= O. A. Bushnell =

American novelist

Oswald Andrew "Ozzy" Bushnell (11 May 1913 – 21 August 2002) was an American Hawaiian microbiologist, historian, novelist, and educator. He was a professor at the John A. Burns School of Medicine at the University of Hawaiʻi at Mānoa.

==Biography==
Descended from contract laborers from Portugal and Norway and a mechanic from Italy, he was born in the working-class neighborhood of Kakaʻako in Honolulu. His friends and classmates in the area were Chinese, Japanese, Portuguese, Hawaiian, and "hapa-haole" [part-white], so he grew up "local," mastering Hawaiian "pidgin" as well as English as his novels attest. As a youngster he developed a love for the cultures of Hawaiʻi as well as literature and classical music.

He graduated in 1930 from the College of Saint Louis (high school) on River Street.
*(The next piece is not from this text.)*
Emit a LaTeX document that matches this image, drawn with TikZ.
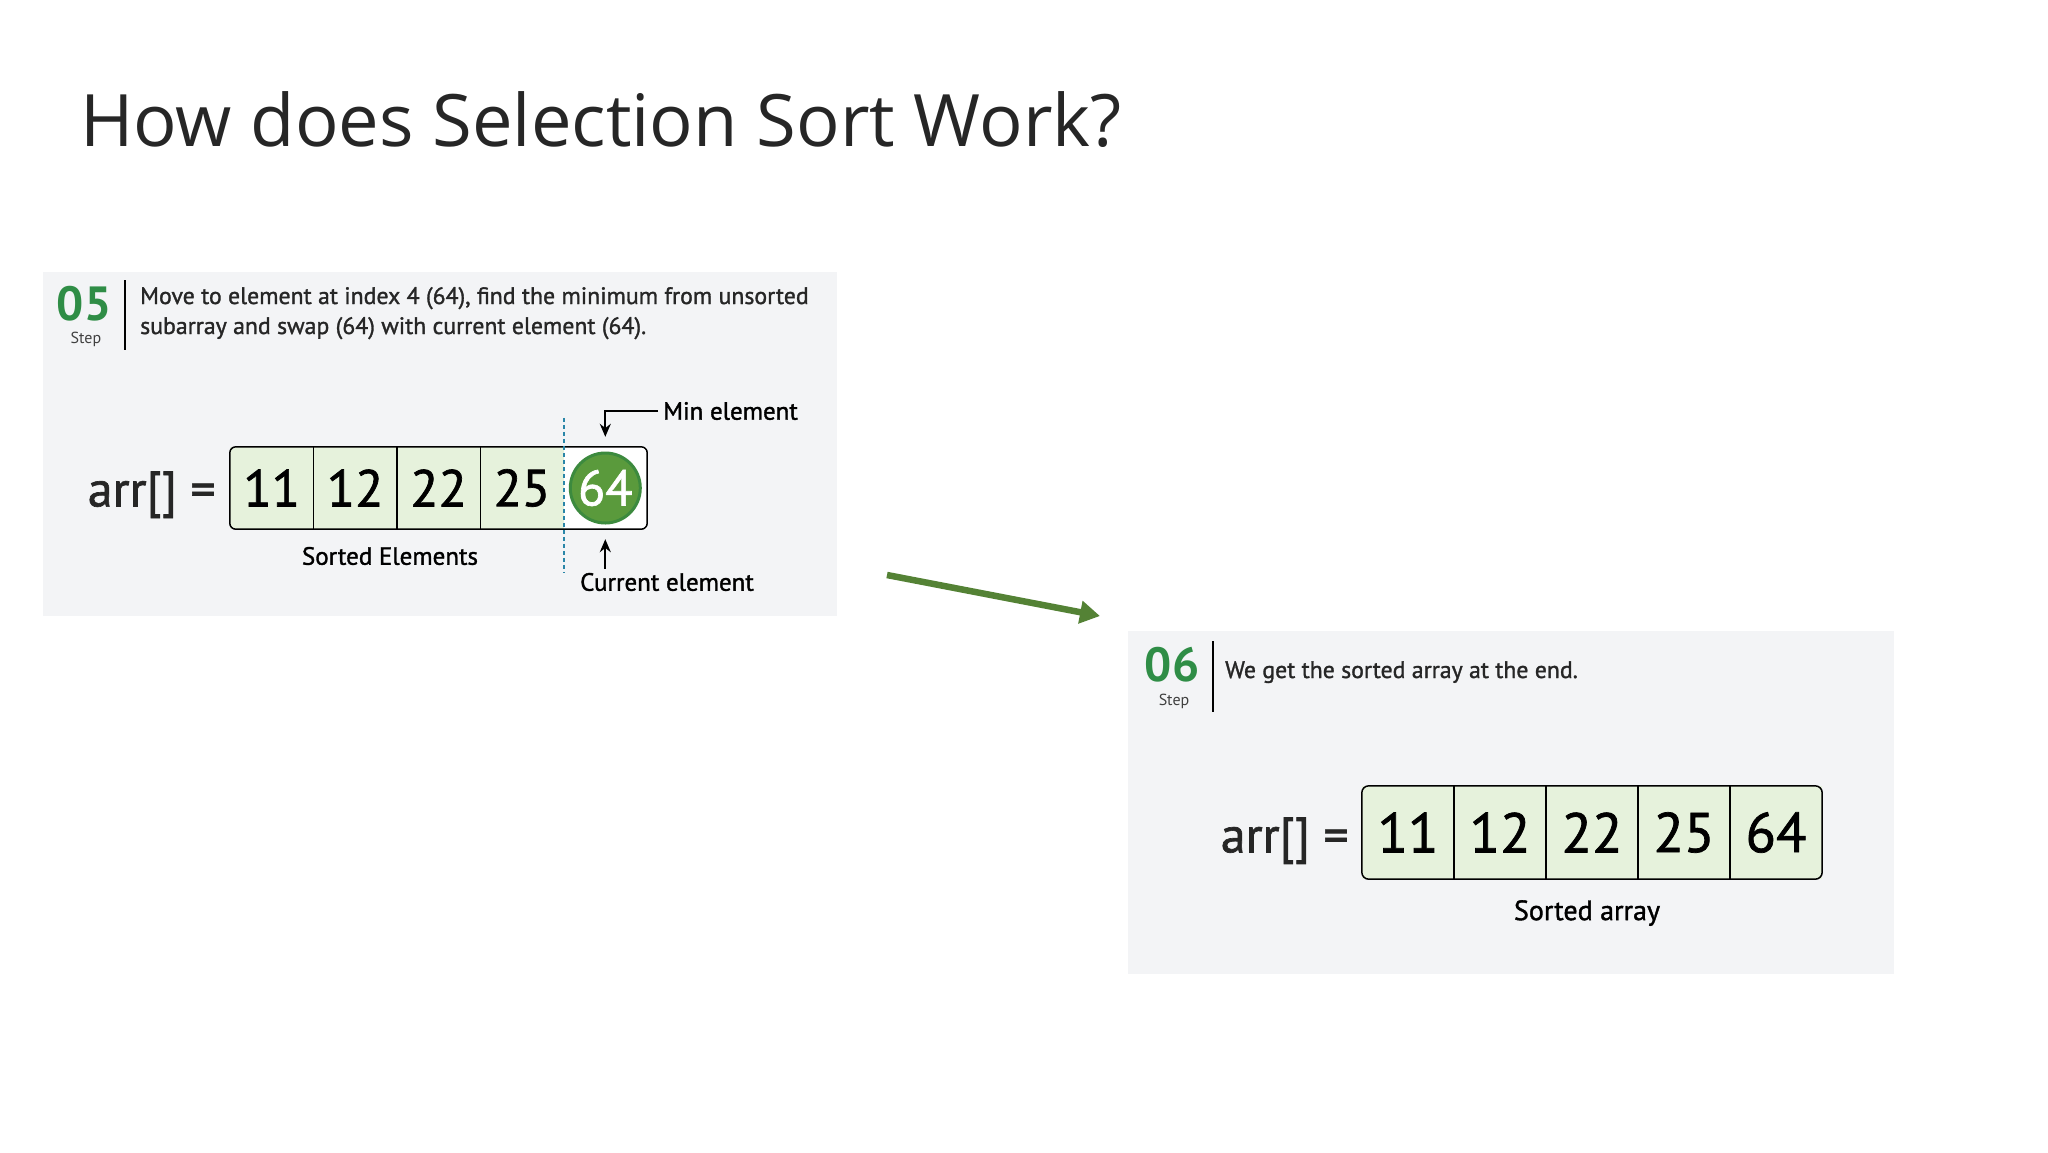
\documentclass[tikz,border=0pt]{standalone}
\usepackage{fontspec}
\setmainfont{PT Sans}
\newfontfamily\semifont[FakeBold=1.3]{PT Sans}
\newfontfamily\headfont{Open Sans}
\usetikzlibrary{arrows.meta,positioning,calc}
\definecolor{panelgray}{HTML}{F3F4F6}
\definecolor{cellgreen}{HTML}{E6F2DC}
\definecolor{stepgreen}{HTML}{2F8D46}
\definecolor{mingreen}{HTML}{5A9A3C}
\definecolor{minedge}{HTML}{3C8A3E}
\definecolor{arrowgreen}{HTML}{548235}
\definecolor{dashblue}{HTML}{2A86A8}

\begin{document}
\begin{tikzpicture}[
    x=1pt, y=-1pt,
    panel/.style={fill=panelgray},
    steplbl/.style={text=stepgreen, font=\bfseries\fontsize{48}{48}\selectfont, inner sep=0pt},
    stepword/.style={text=black!75, font=\fontsize{16}{16}\selectfont, inner sep=0pt},
    desc/.style={font=\semifont\fontsize{23.8}{30}\selectfont, align=left, inner sep=0pt,
                 text=black!85},
    arrlbl/.style={font=\semifont\fontsize{50}{50}\selectfont, inner sep=0pt, text=black!85},
    cellA/.style={minimum width=83.4pt, minimum height=82pt, inner sep=0pt,
                  fill=cellgreen, font=\semifont\fontsize{52}{52}\selectfont},
    cellB/.style={minimum width=92pt, minimum height=93pt, inner sep=0pt,
                  fill=cellgreen, font=\semifont\fontsize{56}{56}\selectfont},
    note/.style={font=\semifont\fontsize{25}{25}\selectfont, inner sep=0pt},
    pointer/.style={-{Stealth[length=13pt,width=11pt]}, line width=1.7pt},
    flow/.style={arrowgreen, line width=6.5pt, -{Triangle[length=20pt,width=22pt]}},
]
    \useasboundingbox[fill=white] (0,0) rectangle (2048,1152);

    % Title
    \node[anchor=base west, inner sep=0pt, font=\headfont\fontsize{72.3}{72}\selectfont,
          text=black!85] (title) at (80,146) {How does Selection Sort Work?};

    % Step 05 panel
    \fill[panel] (43,272) rectangle (837,616);
    \node[steplbl] (num5) at (84,304) {05};
    \node[stepword] (step5) at (86,339) {Step};
    \draw[line width=1.5pt] (125,280) -- (125,350);
    \node[desc, anchor=base west] (desc5) at (140,334)
        {Move to element at index 4 (64), find the minimum from unsorted\\
         subarray and swap (64) with current element (64).};

    % Array before the last swap
    \foreach \v [count=\i] in {11,12,22,25}
        \node[cellA] (a\i) at ({230+83.4*(\i-0.5)},488) {\v};
    \node[cellA, fill=white] (a5) at ({230+83.4*4.5},488) {};
    \node[circle, minimum size=70pt, inner sep=0pt, fill=mingreen, draw=minedge,
          line width=3pt, text=white, font=\semifont\fontsize{50}{50}\selectfont] (min64) at (a5) {64};
    \foreach \i in {1,2,3}
        \draw[line width=1.5pt] (a\i.north east) -- (a\i.south east);
    \draw[line width=1.5pt, rounded corners=6pt] (a1.north west) rectangle (a5.south east);
    \node[arrlbl, anchor=base east] (arr5) at ([xshift=-14pt]a1.base west) {arr[] =};
    \draw[dashblue, line width=1.4pt, dash pattern=on 4pt off 3pt]
        ($(a4.north east)+(0,-29)$) -- ($(a4.south east)+(0,43)$);

    % Labels and pointers
    \node[note, anchor=west] (minlbl) at (663,411) {Min element};
    \draw[pointer] ([xshift=-5pt]minlbl.west) -| ([yshift=10pt]a5.north);
    \node[note] (curlbl) at (667,582) {Current element};
    \draw[pointer] ([yshift=4pt]curlbl.north -| a5.south) -- ([yshift=-10pt]a5.south);
    \node[note] (sortlbl5) at (390,556) {Sorted Elements};

    % Arrow to the next step
    \coordinate (go1) at (887,575);
    \coordinate (go2) at (1100,616);
    \draw[flow] (go1) -- (go2);

    % Step 06 panel
    \fill[panel] (1128,631) rectangle (1894,974);
    \node[steplbl] (num6) at (1172,665) {06};
    \node[stepword] (step6) at (1174,701) {Step};
    \draw[line width=1.5pt] (1213,641) -- (1213,712);
    \node[desc, anchor=base west] (desc6) at (1225,678) {We get the sorted array at the end.};

    % Final sorted array
    \foreach \v [count=\i] in {11,12,22,25,64}
        \node[cellB] (b\i) at ({1362+92*(\i-0.5)},832.5) {\v};
    \foreach \i in {1,...,4}
        \draw[line width=1.5pt] (b\i.north east) -- (b\i.south east);
    \draw[line width=1.5pt, rounded corners=7pt] (b1.north west) rectangle (b5.south east);
    \node[arrlbl, anchor=base east] (arr6) at ([xshift=-13pt]b1.base west) {arr[] =};
    \node[note, font=\semifont\fontsize{28}{28}\selectfont] (sortlbl6) at (1587,913) {Sorted array};
\end{tikzpicture}
\end{document}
He graduated in 1934 from the University of Hawaiʻi at Mānoa, where he served as student body president. By 1937 he had earned both his MS and PhD degrees in bacteriology from the University of Wisconsin–Madison and later worked and taught (1937–40) at George Washington University Medical School in Washington D.C. He returned to Hawaiʻi in 1940 working for the Department of Health on Kauaʻi and Maui. He joined the U.S. Army as a 2nd lieutenant in April 1942 after the attack on Pearl Harbor and became a quartermaster. He was stationed at Schofield Barracks for four years. As the war ended in 1945, he served in Okinawa and Japan as a medical corps officer and achieved the rank of major.

Following the war he taught at the University of Hawaiʻi at Mānoa, retiring in 1970 as emeritus professor of medical microbiology and medical history. He served as editor in chief of the journal Pacific Science from 1957 through 1967. Married to Elizabeth Jane Krauskopf in 1943, they had two sons, Andrew and Philip and a daughter, Mahealani.

Bushnell's first novel, The Return of Lono, won the Atlantic Monthly's fiction award in 1956, at a time when most books about Hawaiʻi were written by outsiders. Later novels dealt with other aspects of Hawaiʻi's history and he encouraged and inspired many other local writers to tell their own stories. Molokaʻi (1975) tells the story of leprosy patients quarantined at Kalaupapa; Kaʻaʻawa (1972) describes life on Oʻahu in the 1850s, during the great smallpox epidemic when many native Hawaiians were dying of newly introduced diseases; and Stone of Kannon (1979) and its sequel Water of Kane tell about the first Japanese contract laborers who arrived in 1868. In 1974, the Hawaiʻi Literary Arts Council presented him an Award for Literature, saying he "brought life to fact and reality to fiction."

His historical works include "Hawaii: A Pictorial History" (1969) with Joseph Feher and Edward Joesting, "A Walk Through Old Honolulu" (1975), and "A Song of Pilgrimage and Exile: The Life and Spirit of Mother Marianne of Molokai" (1980) with Sister Mary Laurence Hanley, O.S.F.

His last work, Gifts of Civilization: Germs and Genocide in Hawaii (1993), combined his interests in microbiology, Hawaiian history, and literature. It remains the definitive study of how Native Hawaiians, having lived in isolation for centuries, were very nearly wiped out by exposure to newly introduced diseases such as tuberculosis, smallpox, and leprosy.